Cyber Attack Floods Bulgarian Whistleblowing Site

February 6, 2013, Wednesday // 03:45
Cyber Attack Floods Bulgarian Whistleblowing Site: Cyber Attack Floods Bulgarian Whistleblowing Site
The site for investigative journalism Bivol was down for over an hour after a hacker attack.

The independent site for investigative journalism which published formerly classified documents, revealing that Prime Minister, Boyko Borisov, has been a person of interest for the anti-mafia police in the 90s, became subject of a "flooding" attack.

One of the owners and editors of the site, journalist Assen Yordanov, told the Bulgarian news agency BGNES that Bivol has been attacked for over an hour by a very powerful, unknown site - The latter has generated tens of thousands of viewer requests, which had blocked access and brought the site down.

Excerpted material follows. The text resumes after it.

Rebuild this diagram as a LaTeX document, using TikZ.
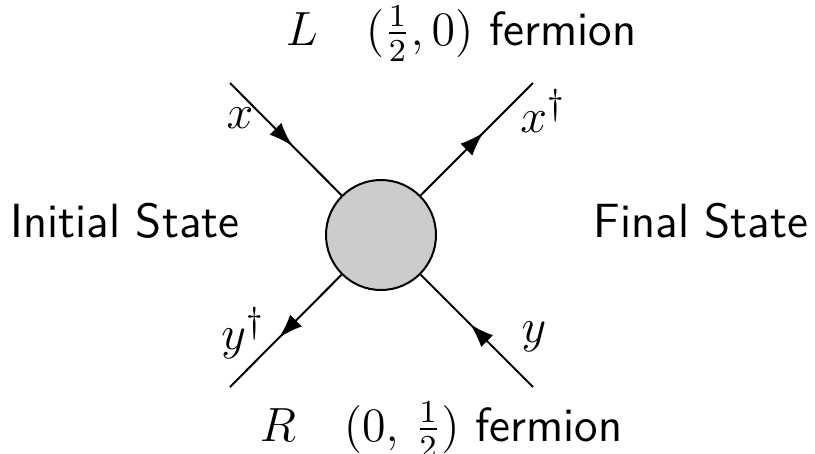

Yordanov assuaged the database has not been affected and the publications were intact.

"There is no doubt this is connected with the upcoming release of new documents from the Buddha file. We have also received quite a few threats, including anonymous ones, and phone calls with silence on the other end of the line," said he.

Sunday and Monday, Bivol published two documents revealing that in the 90s Borisov has caught the attention of the anti-mafia police over his alleged ties with the underworld.

The documents date from February, 1997, and December, 1996.

The 1997 shows that on February 24, 1997, the Central Services for Combatting Organized Crime, CSBOP "Internal Terrorism" Department has launched a case for operative surveillance (DON) against Boyko Metodiev Borisov. The case was listed under the alias "Buddha."

The other one is a proposal to recruit him as a secret agent of CSBOP.

On Monday, Borisov asked for the Buddha file to be declassified and denied having been an informant.

The documents have leaked anonymously through Bivol's platform Balkanleaks, which is modeled after the famous WikiLeaks, and have been revealed for the very first time.

Because of the anonymous platform, the journalists have no way of finding out where the documents came from and/or who has sent them.

The site is back and running, but it is slow.